President Donald Trump, in between blockading the Strait of Hormuz and posting blasphemous AI images of himself as Jesus, claims he still wants to strike a deal with Iran’s government to end the current conflict, reopen the Strait, and curtail the country’s nuclear program.
So far, he’s been unsuccessful — and during his first term in office, he tore up the US’s previous nuclear agreement with Iran, negotiated under Barack Obama in 2015.
To find out how the US and Iran got to yes last time — and why they haven’t under Trump — Today, Explained co-host Noel King spoke with former Deputy Secretary of State Wendy Sherman, who led the Obama administration team that got a nuclear deal with Iran.
Below is an excerpt of their conversation, edited for length and clarity. There’s much more in the full episode, so listen to Today, Explained wherever you get podcasts, including Apple Podcasts, Pandora, and Spotify.
What do you think it would take for the US to get a new deal with Iran right now?
It depends on what the objectives are for the president and for Iran. Right now, President Trump wants to make sure Iran doesn’t have a nuclear weapon. He wants to open the Strait of Hormuz, he wants to stop Iran from funding proxies like Hezbollah, Hamas, and the Houthis in Yemen, because he thinks they create a risk for Israel, who is our ally and all of the countries in the Gulf region.

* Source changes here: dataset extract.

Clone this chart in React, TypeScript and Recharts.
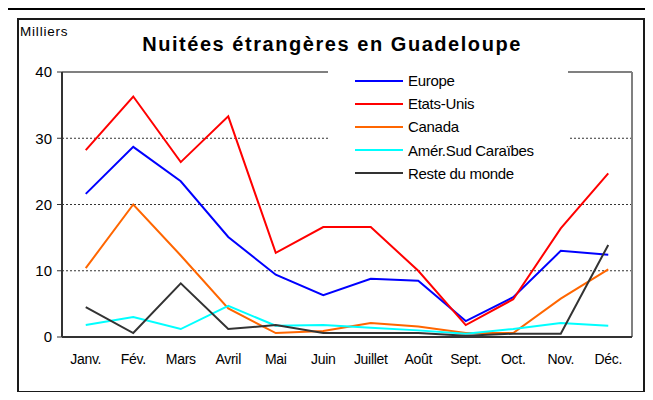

Iran, on the other hand, has control of the Strait of Hormuz, so they’re looking to maintain that leverage because it allows them to project power in the region. They want to ensure that they maintain a right to enrichment and they want to be able to continue to have relationships with Hezbollah and Hamas and the Houthis.
There’s a big gap and it’s curious, because the negotiation team on our side is quite small. The negotiation team on their side includes people like Abbas Araghchi, who was my counterpart during the 2015 negotiations. He’s now the foreign minister and he knows every single detail of that deal.
Back when you were negotiating with Iran, were there moments looking back when you thought, This is just not going to happen?
Absolutely. There were many points along the way where I said to my counterparts, “If you can’t do it, you can’t do it.”
We thought we were very close to a set of parameters and the supreme leader at the time gave a speech and set out a whole new set of parameters that I think surprised even his foreign minister.
We had to figure out how we could get from where we were, which we thought was on our way to a deal, to now consider what the supreme leader had publicly said.
We know, in part because President Trump articulated this early and often, that there were some Americans who thought we could have gotten a better deal with Iran. What do you hear as the main complaint and what do you say to those critics?
“All of this has cost everyday average Americans much more out of their pocketbooks.”
The critics say that the strongest part of the deal only lasted for 15 years. They wanted it to last forever. We argued that it gave us what is called a one-year breakout timeline so that we would have a year — if somehow we discovered Iran was cheating, which we thought was highly unlikely — to do something about it.
I think some critics wanted to go to war. They thought they could create a regime change. We constantly said to the United States Congress, if we risk war, it could close the Strait of Hormuz, it could increase the gas prices, it could take down the international economy, it could mean the lives of our military and an enormous cost to our economy and to American citizens.
Are the right people at the negotiation table?
I find it difficult to believe that Vice President Vance, Steve Witkoff, and Jared Kushner can be successful in two weeks. I fully suspect that the negotiations will continue beyond two weeks if they get any traction at all.
I think part of the reason the vice president is there is because Steve Witkoff and Jared Kushner, who has no formal role in the government, don’t have credibility with Iran because twice before when they were negotiating with Iran, we attacked.
It’s hard to believe that someone’s going to keep negotiating with you if the two other times, they’ve attacked in the midst of negotiations.
Is there a risk this time around that the US comes out weaker and Iran comes out stronger?
I think it’s very hard to be that reductive. There are parts of Iran that are weaker. They don’t have the navy they once had. They don’t have the missile programs they once had. They don’t have the nuclear programs they once had.
They can rebuild all of that and if they get millions of dollars in tolls and sanctions relief from the United States, they will be able to rebuild all that capacity faster. But at the moment they have been set back.
The United States, in my view, has been set back. We have just spent billions of dollars. We have reduced our inventory of weapons that we may need for other theaters. We have undermined our alliances. We have put Russia and China in stronger positions. We have removed oil sanctions from Russia and oil sanctions from Iran, already putting money in their coffers, giving Russia more money so they can prosecute their horrible and illegal war against Ukraine.
All of this has cost everyday average Americans much more out of their pocketbooks. The regime in place in Iran now is more hard line than the one before, if you can believe it, and may decide it must have a nuclear weapon in order to deter future attacks.
If Iran decides it wants a nuclear weapon, I can assure you many other countries, even some of our closest friends around the world, will think they need a nuclear weapon as well.